April 23 (Bloomberg) -- Britain’s budget deficit narrowed more than economists forecast in March as capital spending fell, providing a boost for Chancellor of the Exchequer George Osborne as he faces new questions over his economic management.
The shortfall excluding temporary support for banks was 15.1 billion pounds ($23 billion), compared with 16.7 billion pounds a year earlier, the Office for National Statistics said in London today. The median forecast in a Bloomberg News survey of 23 economists was for a deficit of 15.5 billion pounds.
Figures this week are forecast to show Britain narrowly avoiding a third recession in five years, according to the median of 20 economist estimates collected by Bloomberg. The data may add to pressure on Osborne less than a week after Fitch Ratings stripped the U.K. of its top credit grade and the International Monetary Fund urged him to ease the pace of deficit reduction. In the fiscal year that ended March, the deficit narrowed to 120.6 billion pounds from 120.9 billion pounds a year earlier.
“The rate of improvement in 2012/13 makes a snail look fast, but at least the chancellor can say the finances moved in the right direction,” said Howard Archer, an economist at IHS Global Insight in London. The figures, though, are “unlikely to take the heat off and he faces another very difficult year ahead of both the growth the public finance fronts.”
Tax and Spending
Tax income fell 5.7 percent in March from a year earlier. Income-tax receipts dropped 12 percent and interest and dividends plunged by a half, reflecting a revenue boost a year earlier stemming from the reorganization of Britain’s social-housing stock. Spending dropped 4.7 percent. Net investment declined to 4.6 billion pounds from 7 billion pounds.
The pound remained weaker against the dollar after the data were released.
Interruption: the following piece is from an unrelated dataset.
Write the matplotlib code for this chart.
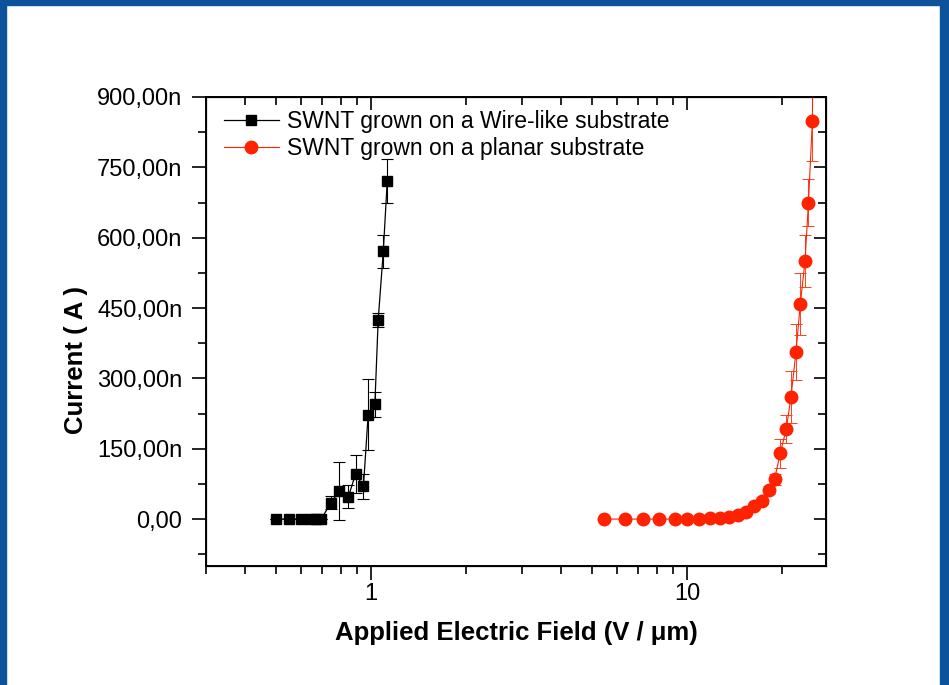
import matplotlib
matplotlib.use("Agg")
import matplotlib.pyplot as plt
from matplotlib.ticker import FixedLocator, FixedFormatter, MultipleLocator, NullFormatter, LogLocator
from matplotlib.patches import Rectangle

plt.rcParams['font.family'] = ['Liberation Sans', 'DejaVu Sans']

# Field emission current of SWNT films (V/um vs. A, in nA)
wire_field = [0.50, 0.55, 0.60, 0.645, 0.67, 0.695, 0.745, 0.793, 0.847, 0.892,
              0.945, 0.978, 1.027, 1.052, 1.092, 1.124]
wire_current = [0, 0, 0, 0, 0, 0, 35, 60, 48, 96, 70, 223, 245, 424, 571, 721]
wire_err = [0, 0, 0, 0, 0, 0, 14, 62, 24, 40, 27, 75, 27, 15, 35, 46]

planar_field = [5.46, 6.36, 7.27, 8.17, 9.16, 9.98, 10.9, 11.8, 12.7, 13.6, 14.5,
                15.4, 16.3, 17.2, 18.1, 18.9, 19.7, 20.6, 21.3, 22.1, 22.8, 23.6,
                24.2, 24.9, 25.05]
planar_current = [0, 0, 0, 0, 0, 0, 1, 2, 3, 5, 8, 16, 28, 38, 62, 85, 140, 193,
                  260, 357, 458, 550, 675, 848, 1050]
planar_err = [0, 0, 0, 0, 0, 0, 0, 0, 1, 1, 2, 3, 4, 5, 8, 12, 30, 30, 55, 60,
              66, 55, 50, 85, 0]

y_tick_values = [0, 150, 300, 450, 600, 750, 900]
y_tick_labels = ["0,00", "150,00n", "300,00n", "450,00n", "600,00n", "750,00n", "900,00n"]
x_tick_values = [1, 10]
x_tick_labels = ["1", "10"]

label_wire = "SWNT grown on a Wire-like substrate"
label_planar = "SWNT grown on a planar substrate"

black = "black"
red = "#ff2200"

fig = plt.figure(figsize=(9.49, 6.85), dpi=100)
fig.patch.set_facecolor("white")

# slide frame
frame_color = "#0d539b"
fig.patches.append(Rectangle((0, 0), 6 / 949, 1, transform=fig.transFigure,
                             color=frame_color, zorder=0))
fig.patches.append(Rectangle((0, 1 - 5 / 685), 1, 5 / 685, transform=fig.transFigure,
                             color=frame_color, zorder=0))
fig.patches.append(Rectangle((1 - 9 / 949, 0), 9 / 949, 1, transform=fig.transFigure,
                             color=frame_color, zorder=0))

ax = fig.add_axes([206 / 949, 119 / 685, 620 / 949, 469 / 685])
ax.set_xscale("log")

# error bars
ax.errorbar(wire_field, wire_current, yerr=wire_err, fmt="none", ecolor=black,
            elinewidth=0.8, capsize=4, capthick=0.8, zorder=2)
ax.errorbar(planar_field, planar_current, yerr=planar_err, fmt="none", ecolor="#ff4020",
            elinewidth=0.7, capsize=4, capthick=0.7, zorder=2)

# data lines with symbols
ax.plot(wire_field, wire_current, color=black, lw=0.9, marker="s", ms=7.5,
        mfc=black, mec=black, label=label_wire, zorder=3)
ax.plot(planar_field, planar_current, color=red, lw=0.8, marker="o", ms=9,
        mfc=red, mec=red, label=label_planar, zorder=3,
        markevery=list(range(len(planar_field) - 1)))

ax.set_xlim(0.3, 27.5)
ax.set_ylim(-100, 900)

ax.yaxis.set_major_locator(FixedLocator(y_tick_values))
ax.yaxis.set_major_formatter(FixedFormatter(y_tick_labels))
ax.yaxis.set_minor_locator(MultipleLocator(75))
ax.xaxis.set_major_locator(FixedLocator(x_tick_values))
ax.xaxis.set_major_formatter(FixedFormatter(x_tick_labels))
ax.xaxis.set_minor_locator(LogLocator(base=10, subs=range(2, 10), numticks=20))
ax.xaxis.set_minor_formatter(NullFormatter())

ax.tick_params(which="both", direction="out", top=False, right=False, width=1.2,
               labelsize=17, colors="black")
ax.tick_params(which="major", length=10)
ax.tick_params(which="minor", length=6)
ax.tick_params(axis="x", pad=2)
ax.tick_params(axis="y", pad=7)
for s in ax.spines.values():
    s.set_linewidth(1.4)

# mirrored ticks on top and right, pointing inward
ax_top = ax.twiny()
ax_top.set_xscale("log")
ax_top.set_xlim(ax.get_xlim())
ax_top.xaxis.set_major_locator(FixedLocator(x_tick_values))
ax_top.xaxis.set_minor_locator(LogLocator(base=10, subs=range(2, 10), numticks=20))
ax_top.tick_params(axis="x", which="both", direction="in", labeltop=False, width=1.2)
ax_top.tick_params(axis="x", which="major", length=9)
ax_top.tick_params(axis="x", which="minor", length=6)

ax_right = ax.twinx()
ax_right.set_ylim(ax.get_ylim())
ax_right.yaxis.set_major_locator(FixedLocator(y_tick_values))
ax_right.yaxis.set_minor_locator(MultipleLocator(75))
ax_right.tick_params(axis="y", which="both", direction="in", labelright=False, width=1.2)
ax_right.tick_params(axis="y", which="major", length=9)
ax_right.tick_params(axis="y", which="minor", length=6)

ax.set_xlabel("Applied Electric Field (V / μm)", fontsize=18.5, fontweight="bold",
              labelpad=12)
ax.set_ylabel("Current ( A )", fontsize=18.5, fontweight="bold")
ax.yaxis.set_label_coords(-0.19, 0.44)

leg = ax.legend(loc="upper left", frameon=False, fontsize=16.5, handlelength=2.4,
                handletextpad=0.35, labelspacing=0.2, borderaxespad=0.15,
                bbox_to_anchor=(0.008, 1.0))

fig.savefig("out.png", dpi=100, facecolor=fig.get_facecolor())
It was trading at $1.5220 as of 11:30 a.m. in London, down 0.5 percent from yesterday. Gilts rose, pushing the 10-year yield down 2 basis points to 1.63 percent.
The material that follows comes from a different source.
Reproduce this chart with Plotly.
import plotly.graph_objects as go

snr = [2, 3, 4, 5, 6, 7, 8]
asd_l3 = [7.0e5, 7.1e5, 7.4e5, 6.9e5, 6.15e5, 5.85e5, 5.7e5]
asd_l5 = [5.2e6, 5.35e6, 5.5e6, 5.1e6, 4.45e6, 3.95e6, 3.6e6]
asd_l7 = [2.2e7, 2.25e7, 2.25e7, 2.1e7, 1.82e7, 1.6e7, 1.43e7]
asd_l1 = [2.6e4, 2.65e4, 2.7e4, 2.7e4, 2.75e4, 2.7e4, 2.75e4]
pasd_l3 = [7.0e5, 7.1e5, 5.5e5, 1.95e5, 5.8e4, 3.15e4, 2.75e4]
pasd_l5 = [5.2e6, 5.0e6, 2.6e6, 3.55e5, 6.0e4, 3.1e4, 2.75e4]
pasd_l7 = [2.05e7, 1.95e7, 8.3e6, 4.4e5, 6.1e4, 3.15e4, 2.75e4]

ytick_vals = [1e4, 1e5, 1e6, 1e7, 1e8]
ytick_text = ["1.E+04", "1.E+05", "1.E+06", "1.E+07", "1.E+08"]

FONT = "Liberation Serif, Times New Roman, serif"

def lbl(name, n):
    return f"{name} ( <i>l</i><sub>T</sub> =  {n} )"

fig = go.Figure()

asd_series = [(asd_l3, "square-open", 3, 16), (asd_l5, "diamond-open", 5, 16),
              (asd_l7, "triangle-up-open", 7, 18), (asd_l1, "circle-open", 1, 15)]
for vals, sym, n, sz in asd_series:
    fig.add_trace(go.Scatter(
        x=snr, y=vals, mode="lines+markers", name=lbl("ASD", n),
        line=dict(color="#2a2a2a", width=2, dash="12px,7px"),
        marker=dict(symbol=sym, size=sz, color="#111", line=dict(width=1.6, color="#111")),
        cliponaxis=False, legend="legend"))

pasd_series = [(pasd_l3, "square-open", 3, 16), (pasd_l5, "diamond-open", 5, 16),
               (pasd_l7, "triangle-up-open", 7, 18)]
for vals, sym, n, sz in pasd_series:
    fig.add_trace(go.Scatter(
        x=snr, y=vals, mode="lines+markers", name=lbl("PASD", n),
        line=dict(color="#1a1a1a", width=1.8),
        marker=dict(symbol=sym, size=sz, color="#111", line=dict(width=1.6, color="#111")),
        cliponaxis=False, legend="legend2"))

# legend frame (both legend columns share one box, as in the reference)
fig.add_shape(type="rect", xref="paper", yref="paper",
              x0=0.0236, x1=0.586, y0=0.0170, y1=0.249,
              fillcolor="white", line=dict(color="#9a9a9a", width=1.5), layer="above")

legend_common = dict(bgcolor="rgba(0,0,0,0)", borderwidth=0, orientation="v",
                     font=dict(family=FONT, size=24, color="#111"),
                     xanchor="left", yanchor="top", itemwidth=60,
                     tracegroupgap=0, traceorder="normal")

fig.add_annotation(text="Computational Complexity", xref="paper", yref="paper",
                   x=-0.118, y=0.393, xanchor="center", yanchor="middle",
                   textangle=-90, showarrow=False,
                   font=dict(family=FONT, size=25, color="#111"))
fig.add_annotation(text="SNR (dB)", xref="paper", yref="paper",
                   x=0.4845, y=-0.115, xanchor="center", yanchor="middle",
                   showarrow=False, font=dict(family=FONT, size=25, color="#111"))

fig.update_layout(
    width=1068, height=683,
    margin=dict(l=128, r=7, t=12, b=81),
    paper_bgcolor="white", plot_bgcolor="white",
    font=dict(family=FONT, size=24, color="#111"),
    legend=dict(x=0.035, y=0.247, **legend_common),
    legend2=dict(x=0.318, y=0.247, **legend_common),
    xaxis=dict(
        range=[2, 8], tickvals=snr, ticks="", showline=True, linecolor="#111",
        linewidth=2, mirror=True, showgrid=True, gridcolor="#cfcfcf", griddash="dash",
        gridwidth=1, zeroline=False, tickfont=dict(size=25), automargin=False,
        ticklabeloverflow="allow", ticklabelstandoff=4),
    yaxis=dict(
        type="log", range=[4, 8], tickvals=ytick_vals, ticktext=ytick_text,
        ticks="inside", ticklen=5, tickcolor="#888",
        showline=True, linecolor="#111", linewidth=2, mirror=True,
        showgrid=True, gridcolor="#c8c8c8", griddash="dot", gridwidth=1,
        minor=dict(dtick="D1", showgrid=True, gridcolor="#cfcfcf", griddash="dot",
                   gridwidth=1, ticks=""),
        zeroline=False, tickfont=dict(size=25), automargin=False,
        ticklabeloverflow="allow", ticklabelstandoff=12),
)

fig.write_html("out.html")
In the latest fiscal year revenue and spending both rose 1.8 percent. The overall budget shortfall, equal to 7.8 percent of gross domestic product, was in line the Office for Budget Responsibility’s forecast last month.
The figures exclude the 28-billion-pound transfer of Royal Mail Group Ltd. pension assets and 6.4 billion pounds of gilt-coupon income from the Bank of England’s bond-buying program.
EU accounting rules restrict the amount of coupon income the Treasury can count against net borrowing, though cash measures of the public finances receive the full benefit. In March, the central bank paid a third 3.8 billion-pound installment.
The public-sector cash requirement was 31.3 billion pounds, the highest for any March since records began in 1984. The central government cash requirement was 109.5 billion pounds in the 2012-13 fiscal year, 7.1 billion pounds higher than the OBR forecast last month. The Debt Management Office announced after the figures it was increasing planned debt sales for 2013-14 by 6.7 billion pounds, with 4.7 billion pounds coming from gilt issuance.
The Treasury said in a statement that while the government is fixing the country’s economic problems, it is taking time.
The lack of economic growth has undermined efforts to cut a deficit that stood at a record 11.2 percent of GDP when Prime Minister David Cameron took office almost three years ago by sapping tax revenue and pushing up spending on welfare.
OBR forecasts last month show the government borrowing 160 billion pounds more by April 2015 than had been forecast in June 2010, forcing the government to miss its target of balancing the structural budget deficit within five years.
Fitch on April 19 became the second ratings company to strip Britain of its top grade, citing a gross debt burden it estimates will peak at 101 percent of GDP in 2015-16 compared with 74 percent in 2010. Two days earlier, the IMF cut its 2013 growth outlook to 0.7 percent and urged Osborne to consider easing his austerity program.
The U.K. economy probably grew 0.1 percent in the first quarter, meaning it avoided an unprecedented triple-dip recession after contracting 0.3 percent in three previous months, Bloomberg forecasts show.
Britain has recovered little more than half of the output lost during the financial crisis, lagging behind every other Group of Seven nation bar Italy. The government blames the debt crisis in the euro region, the biggest market for British exports. The opposition Labour Party says Osborne has made the situation worse by trying to cut the deficit too quickly.
Today’s figures showed net debt climbed to 75.4 percent of GDP in March, or 1.19 trillion pounds. It is forecast by the OBR to peak at 85.6 percent of GDP in 2016-17, three years later and 345 billion pounds higher than first envisaged.
European Union figures yesterday showed gross government debt rose to 90 percent of GDP in 2012, compared with an EU average of 85.3 percent and up from 85.5 percent in 2011.